Can you comment also maybe just a follow-up on the fixed market? So the same color.
Also on fixed, our churn performance was better than expected. So we improved the net losses performance year-over-year and this despite a more extensive re-pricing campaign versus last year. So in the competitive environment, we see a stable environment in terms of price aggressiveness versus also the previous quarters. But what is unfolding well is the churn and the migration towards FTTH, where TIM has improved the solid leadership that now we have in FTTH market share.
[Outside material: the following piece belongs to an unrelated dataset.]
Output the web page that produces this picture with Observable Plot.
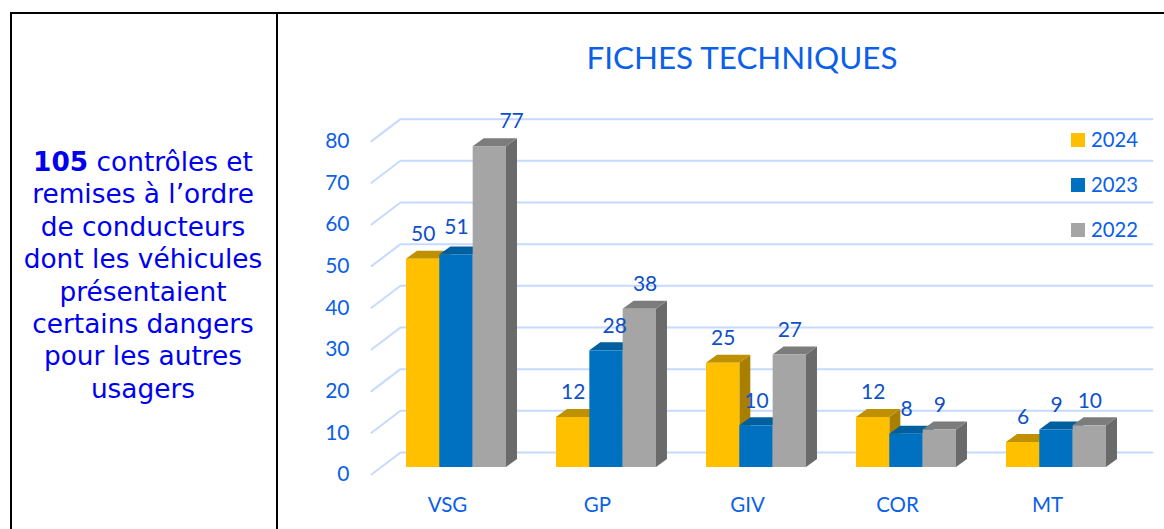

Okay. Thank you very much.
Domenico, just to complement on your first question about the anticipation of the NRRP funds; I would like to remember that decent anticipation is not only related to the 1-Gig project, but also for the backhauling and the 5G coverage. So it's the 20% of our total CapEx that we committed on the projects. We expect this to happen in the second half of the year, hopefully sooner than later. But we do not see any risk considering the actual level of the project. And as Pietro mentioned, we always think that we can speed up our process and recover in the coming quarters. So this 20% of anticipation shouldn't be at risk, okay?
We thank you all for attending today's call and we wish you a nice summer break. We will be back on the 9th of November for Q3 results. Goodbye.
Ladies and gentlemen, the conference is over. Thank you for calling.